Politics

The NHS is 30,000 nurses short—where's the government panic?

New vacancy figures lay bare the scale of the problem faced by the health service

August 02, 2017
Photo: Lynne Cameron/PA Wire/PA Images
Photo: Lynne Cameron/PA Wire/PA Images

Poor workforce planning has long been the Achilles heel of the NHS in England. The UK spends close to the European average on health, at almost 10 per cent of GDP, but we have fewer doctors and nurses per head of population than comparable countries.

Over recent years the number of doctors working in the NHS has increased rapidly. There were 20 per cent more full time equivalent consultants in the NHS in 2016 than in 2010. But the number of nurses has not kept pace—increasing by just 1 per cent over the same six years. When you factor in population growth, this does not bode well for the future of the health service. When you factor in Brexit, the picture looks even more grave.

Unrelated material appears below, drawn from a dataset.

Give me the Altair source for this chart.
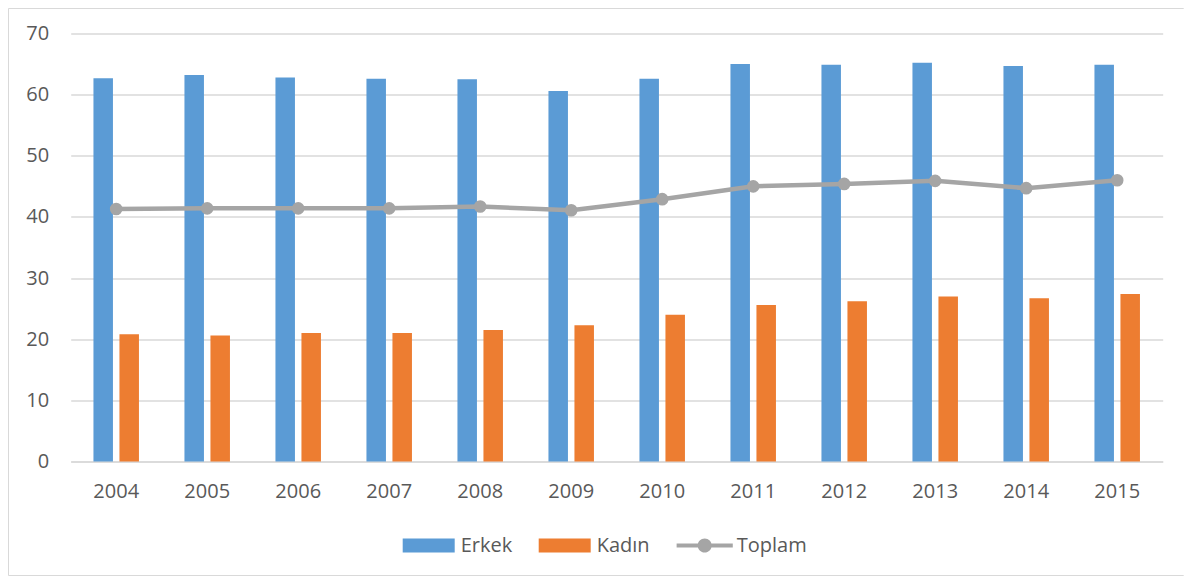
import altair as alt
import pandas as pd

years = ["2004", "2005", "2006", "2007", "2008", "2009", "2010", "2011", "2012", "2013", "2014", "2015"]
erkek = [62.7, 63.2, 62.8, 62.6, 62.5, 60.6, 62.6, 65.0, 64.9, 65.2, 64.7, 64.9]
kadin = [20.8, 20.6, 21.0, 21.0, 21.5, 22.3, 24.0, 25.6, 26.2, 27.0, 26.7, 27.4]
toplam = [41.3, 41.4, 41.4, 41.4, 41.7, 41.1, 42.9, 45.0, 45.4, 45.9, 44.7, 46.0]

series = ["Erkek", "Kadın", "Toplam"]
colors = ["#5B9BD5", "#ED7D31", "#A5A5A5"]
legend_shapes = [
    "M-1,-0.27H1V0.27H-1Z",
    "M-1,-0.27H1V0.27H-1Z",
    "M-1.08,-0.08H1.08V0.08H-1.08Z M0.27,0A0.27,0.27 0 1,1 -0.27,0A0.27,0.27 0 1,1 0.27,0Z",
]

df = pd.DataFrame({
    "Yil": years * 3,
    "Seri": ["Erkek"] * len(years) + ["Kadın"] * len(years) + ["Toplam"] * len(years),
    "Deger": erkek + kadin + toplam,
})

FONT = "Open Sans"
GRID = "#d9d9d9"
TXT = "#595959"

x_enc = alt.X(
    "Yil:N", sort=years, title=None,
    scale=alt.Scale(paddingInner=0.5, paddingOuter=0.25),
    axis=alt.Axis(labelAngle=0, labelFont=FONT, labelFontSize=20, labelColor=TXT,
                  labelPadding=20, ticks=False, domain=True, domainColor=GRID,
                  domainWidth=1.5, grid=False),
)
y_enc = alt.Y(
    "Deger:Q", title=None,
    scale=alt.Scale(domain=[0, 70], nice=False),
    axis=alt.Axis(values=[0, 10, 20, 30, 40, 50, 60, 70], labelFont=FONT, labelFontSize=20,
                  labelColor=TXT, labelPadding=22, ticks=False, domain=False,
                  gridColor=GRID, gridWidth=1.3),
)

color_enc = alt.Color("Seri:N", title=None, scale=alt.Scale(domain=series, range=colors))

base = alt.Chart(df)

bars = base.transform_filter(
    alt.FieldOneOfPredicate(field="Seri", oneOf=["Erkek", "Kadın"])
).mark_bar().encode(
    x=x_enc,
    xOffset=alt.XOffset("Seri:N", sort=["Erkek", "Kadın"],
                        scale=alt.Scale(paddingInner=0.25, paddingOuter=0)),
    y=y_enc,
    color=color_enc,
)

tot = base.transform_filter(alt.datum.Seri == "Toplam")
line = tot.mark_line(color="#A5A5A5", strokeWidth=4.5).encode(x=x_enc, y=y_enc)
points = tot.mark_circle(color="#A5A5A5", size=160, opacity=1).encode(x=x_enc, y=y_enc)

legend_layer = base.mark_point(filled=True, opacity=0).encode(
    x=x_enc, y=y_enc,
    color=color_enc,
    shape=alt.Shape("Seri:N", title=None, scale=alt.Scale(domain=series, range=legend_shapes)),
)

frame_df = pd.DataFrame({"k": [0]})
frame_left = alt.Chart(frame_df).mark_rule(color=GRID, strokeWidth=1).encode(
    x=alt.value(-62.2), y=alt.value(-25), y2=alt.value(542))
frame_top = alt.Chart(frame_df).mark_rule(color=GRID, strokeWidth=1).encode(
    x=alt.value(-62.2), x2=alt.value(1113), y=alt.value(-25))
frame_bottom = alt.Chart(frame_df).mark_rule(color=GRID, strokeWidth=1).encode(
    x=alt.value(-62.2), x2=alt.value(1113), y=alt.value(542))

chart = alt.layer(
    frame_left, frame_top, frame_bottom, bars, line, points, legend_layer
).properties(
    width=1092, height=428,
    autosize=alt.AutoSizeParams(type="none"),
    padding={"left": 62.7, "top": 25.5, "right": 21.3, "bottom": 114.5},
).configure_view(
    stroke=None
).configure_legend(
    orient="none", legendX=332, legendY=486, direction="horizontal",
    labelFont=FONT, labelFontSize=20, labelColor=TXT, labelOffset=6,
    columnPadding=26, symbolSize=2704, symbolStrokeWidth=0, symbolOpacity=1,
)

chart.save("out.html", embed_options={"renderer": "svg", "actions": False})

While money worries have dogged the NHS in recent years, staff shortages are fast overtaking money as the main concern of NHS leaders (though of course the two are linked). Last week saw the publication of data suggesting a significant increase in the number of vacancies across the NHS. The vital signs for the NHS workforce are not good and nurse staffing in particular looks to be flashing for urgent and significant attention.

The NHS is short of around 30,000 nurses, and 49 per cent of NHS nurses say they don’t think there are enough staff for them to do their job properly. This matters for individual patient care but also the overall efficiency of the NHS. The Health Foundation’s research found a clear association between consultant productivity and nurse numbers. It’s an obvious point but health care is delivered by a team. Rapidly increasing doctor numbers without ensuring that there is a full complement of the whole patient care team is a classic, if depressing, example of defeat snatched from the jaws of victory.

Around one in 10 nursing posts was vacant in 2016—double the number in 2012. Based on current training plans and trends in staff leaving the service, the NHS will still be short of 16,000 nurses in 2021.

In the past, England has relied on international recruitment as a “get out of jail free card” to avoid the consequences of these workforce policy failures. But the outlook for international recruitment means that the government may have run out of cards. Nurse workforce shortages are not a uniquely British phenomenon—the global demand for nurses is rising but the supply of trained nurses is struggling to keep up. Still, our problems look particularly acute.

"The NHS will still be short of 16,000 nurses in 2021"
In England alone, 22,000 NHS nurses come from the EU—that’s around 7 per cent of the workforce.  Since the EU referendum many are leaving and the number arriving has plummeted. Brexit didn’t create the NHS staffing crisis but it risks making a difficult situation much worse. Figures from the Nursing and Midwifery Council (NMC) show that just 46 EU nurses registered to be eligible to work in the UK this April, compared with an average of almost one thousand per month in the first half of 2016. This is not a gradual decline but rather a striking post-referendum drop.

One option to remedy this would be to continue international recruitment, but aim beyond the EU. Over recent months recruitment from non-EU countries has gone up but not nearly enough to compensate for the decline in EU staff.

Nursing in the UK has become relatively less attractive financially for overseas staff. Pay for a typical ward nurse has risen by less than inflation for seven years. The cost of living is increasing as inflation re-emerges in the UK and the sharp fall in the pound since the referendum means that the value of earning in the UK when sent abroad has fallen. For the same reasons, working abroad is increasingly more attractive for UK nurses.

The fundamental problem the government needs to address is that the UK trains far fewer nurses per head of population than comparable OECD countries. That will have to change. The system of funding nurse training has changed this year from training bursaries to the standard student loan scheme for university degrees. The aim of this policy is to expand nurse training places which have been capped, meaning that large numbers of applicants were turned away each year. The number of applicants has dropped by over a fifth but that still leaves more applicants than places. But whether it will lead to an expansion of places is uncertain, because the issue of how additional clinical placements—a core part of nurse training—are to be funded has yet to be resolved.

It is clear that to secure the NHS the government needs to make nursing workforce issues a priority. To do that it needs a proper workforce strategy that addresses training, pay, career structures, recruitment and retention together. And importantly, this strategy needs to be supported by specific funding.